GARIBALDINI FERRARESI E LA GUERRA DEL VENETO NEL 1866
Ferrara e il suo territorio hanno avuto storicamente un intenso rapporto con il Veneto e il Polesine in particolare, tanto che il fiume Po è apparso molto spesso piuttosto un fattore di legame che un elemento di separazione. Basterebbe ricordare i secoli di appartenenza politica di quella parte del Polesine denominata Transpadana alla legazione pontificia di Ferrara, oppure la diffusa, quasi prevalente, possidenza agricola della nobiltà prima estense e poi pontificia dei Bentivoglio, dei Tassoni e, in tempi più recenti, degli ebrei Cavalieri e Anau che in questo modo aggiravano le leggi dei papi che proibivano la proprietà agraria agli israeliti nel proprio territorio. Lo sconvolgimento che le imprese napoleoniche apportarono a tutta l’Italia settentrionale con un’accelerazione improvvisa del cambiamento sociale e politico senza precedenti pose ben presto sul tappeto problemi di interazione geopolitica. Appena caduta la repubblica aristocratica, il presidente dell’Amministrazione Centrale del Ferrarese, Antonio Massari, inviava, nel maggio 1797, alla Municipalità provvisoria di Venezia due ambasciatori, Carlo Facci e Domenico Gallizioli a salutare la «Veneta rivoluzione» e a proporre una unione che avesse «la più grande dilatazione» e il conseguente auspicio «che tutti i Popoli d’Italia restituiti alla Libertà non formassero più che una sola famiglia o almeno che il Po non segnasse più divisione d’interessi e di Nomi» ¹ . Vincenzo Dandolo, nella risposta alla proposta ferrarese, a nome della municipalità veneziana, non poteva nascondere la sorpresa di quella fulminea presa di contatto, ma tuttavia rispondeva positivamente: «Dite a quel Popolo libero che Noi vediamo dopo la vostra comparsa forse vicinissima la nostra fraterna unione» ² . In realtà Massari, che si trovava a capo in quel momento di una convulsa situazione politica da un anno in movimento e ancora incerta, cercava di allargare con quella mossa i confini della futura configurazione statuale a una repubblica la più vasta possibile per sfuggire a quello che più di ogni altra cosa i ferraresi temevano e ciò una repubblichetta fra Bologna, Ferrara e poco altro in cui essere succubi di un vicino non solo ingombrante, ma anche antagonista negli affari delle acque su cui si contrapponevano da secoli ³ .

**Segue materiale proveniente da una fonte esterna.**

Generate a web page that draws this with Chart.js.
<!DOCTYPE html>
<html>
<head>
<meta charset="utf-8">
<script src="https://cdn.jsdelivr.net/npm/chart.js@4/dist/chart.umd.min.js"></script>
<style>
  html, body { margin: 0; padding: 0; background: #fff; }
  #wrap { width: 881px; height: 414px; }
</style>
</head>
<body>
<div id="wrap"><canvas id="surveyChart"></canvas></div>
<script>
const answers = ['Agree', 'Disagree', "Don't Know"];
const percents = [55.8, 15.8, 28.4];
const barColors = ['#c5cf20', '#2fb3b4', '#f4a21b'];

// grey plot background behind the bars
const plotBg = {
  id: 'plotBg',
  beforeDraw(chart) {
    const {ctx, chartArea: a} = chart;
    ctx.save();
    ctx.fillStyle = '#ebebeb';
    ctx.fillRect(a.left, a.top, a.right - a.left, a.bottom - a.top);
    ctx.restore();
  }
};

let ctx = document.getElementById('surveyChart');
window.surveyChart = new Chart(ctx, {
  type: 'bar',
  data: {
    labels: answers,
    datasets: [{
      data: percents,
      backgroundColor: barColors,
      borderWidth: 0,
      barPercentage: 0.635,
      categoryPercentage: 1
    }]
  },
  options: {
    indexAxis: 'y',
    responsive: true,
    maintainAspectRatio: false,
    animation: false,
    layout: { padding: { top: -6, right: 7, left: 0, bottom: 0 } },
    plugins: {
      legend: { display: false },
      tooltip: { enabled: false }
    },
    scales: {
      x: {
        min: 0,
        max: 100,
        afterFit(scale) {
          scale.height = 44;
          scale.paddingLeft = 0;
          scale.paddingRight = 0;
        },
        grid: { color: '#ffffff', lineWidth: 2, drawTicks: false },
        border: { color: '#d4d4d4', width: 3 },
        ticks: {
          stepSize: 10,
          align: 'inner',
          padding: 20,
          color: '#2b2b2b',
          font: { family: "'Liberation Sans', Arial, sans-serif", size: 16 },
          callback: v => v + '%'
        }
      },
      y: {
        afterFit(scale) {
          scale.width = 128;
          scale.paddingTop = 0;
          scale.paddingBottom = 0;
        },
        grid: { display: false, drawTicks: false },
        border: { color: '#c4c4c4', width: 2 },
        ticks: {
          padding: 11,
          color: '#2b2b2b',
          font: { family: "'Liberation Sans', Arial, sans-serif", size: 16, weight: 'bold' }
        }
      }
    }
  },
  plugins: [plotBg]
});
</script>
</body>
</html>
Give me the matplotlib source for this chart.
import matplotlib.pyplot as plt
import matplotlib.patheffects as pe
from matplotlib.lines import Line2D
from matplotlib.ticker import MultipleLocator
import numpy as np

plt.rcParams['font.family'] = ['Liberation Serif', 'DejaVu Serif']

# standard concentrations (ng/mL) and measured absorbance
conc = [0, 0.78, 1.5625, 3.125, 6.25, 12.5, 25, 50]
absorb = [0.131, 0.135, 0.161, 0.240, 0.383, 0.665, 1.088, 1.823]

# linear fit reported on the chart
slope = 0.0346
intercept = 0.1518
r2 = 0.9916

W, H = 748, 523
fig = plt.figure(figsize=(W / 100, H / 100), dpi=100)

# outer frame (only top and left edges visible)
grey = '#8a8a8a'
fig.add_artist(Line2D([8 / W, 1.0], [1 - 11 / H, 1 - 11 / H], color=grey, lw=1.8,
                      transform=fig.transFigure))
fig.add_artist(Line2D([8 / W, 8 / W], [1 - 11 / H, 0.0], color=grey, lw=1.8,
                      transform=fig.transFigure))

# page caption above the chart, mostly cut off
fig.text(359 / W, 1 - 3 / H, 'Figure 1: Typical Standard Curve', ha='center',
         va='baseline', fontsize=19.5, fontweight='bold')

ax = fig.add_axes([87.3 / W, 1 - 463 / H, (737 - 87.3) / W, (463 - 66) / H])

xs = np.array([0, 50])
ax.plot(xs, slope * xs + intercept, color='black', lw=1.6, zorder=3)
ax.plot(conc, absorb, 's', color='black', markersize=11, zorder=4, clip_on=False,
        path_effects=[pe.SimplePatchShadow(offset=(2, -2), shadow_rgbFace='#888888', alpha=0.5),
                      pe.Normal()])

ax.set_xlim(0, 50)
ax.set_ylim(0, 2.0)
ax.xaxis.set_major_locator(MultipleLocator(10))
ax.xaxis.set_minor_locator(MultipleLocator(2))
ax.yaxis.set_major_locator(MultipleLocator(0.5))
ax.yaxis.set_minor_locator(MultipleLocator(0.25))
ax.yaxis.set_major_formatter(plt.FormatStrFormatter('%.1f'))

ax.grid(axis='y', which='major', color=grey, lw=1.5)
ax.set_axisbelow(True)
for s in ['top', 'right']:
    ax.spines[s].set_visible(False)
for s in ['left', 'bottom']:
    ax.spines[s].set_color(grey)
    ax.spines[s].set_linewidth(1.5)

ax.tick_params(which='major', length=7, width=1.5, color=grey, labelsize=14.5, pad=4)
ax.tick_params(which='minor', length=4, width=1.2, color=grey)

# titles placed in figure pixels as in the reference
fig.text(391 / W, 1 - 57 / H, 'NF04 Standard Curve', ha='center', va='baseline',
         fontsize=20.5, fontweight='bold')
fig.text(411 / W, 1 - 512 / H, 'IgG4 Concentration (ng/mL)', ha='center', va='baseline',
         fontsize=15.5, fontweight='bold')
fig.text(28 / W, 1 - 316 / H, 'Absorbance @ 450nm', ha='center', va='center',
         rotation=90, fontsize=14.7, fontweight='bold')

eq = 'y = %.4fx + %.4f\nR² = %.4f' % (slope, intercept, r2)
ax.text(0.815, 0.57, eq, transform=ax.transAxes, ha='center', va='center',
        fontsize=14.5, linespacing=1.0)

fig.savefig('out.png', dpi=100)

Il riferimento nel messaggio fatto all’Italia e ai suoi popoli, in un contesto di rapporto politico, inoltre, è storicamente molto significativo e può essere considerato un punto d’inizio di quel di quel percorso che chiamiamo comunemente Risorgimento
. Ferrara diventò ben presto una delle più importanti porte di ingresso dei veneti verso i territori della libertà e dell’uguaglianza
anzi lo era già divenuta fin dal 1796 quando diversi espatriati, soprattutto degli alti ceti, si facevano accreditare presso i francesi come emigrati politici dalle autorità ferraresi per poter raggiungere Milano o altre sedi quando invece non sceglievano Ferrara come novella patria (era il caso dell’ambasciatore
Domenico Gallizioli). Emigrazione che si accentuò sensibilmente dopo Campoformio. La rivoluzione della distrettuazione repubblicana e del regno napoleonico intensificò i rapporti politici e gli scambi di classi dirigenti a tal punto che in seguito, nonostante la separazione della Transpadana con la restaurazione, si originava lo sviluppo della Carboneria che da Ferrara, tramite l’avv. Tommaso Tommasi, impiantava a Rovigo una vendita secondaria che poi, con i pretori Antonio Solera e Felice Foresti, ambedue provenienti da Ferrara, avrebbe assunto tratti autonomi ⁴.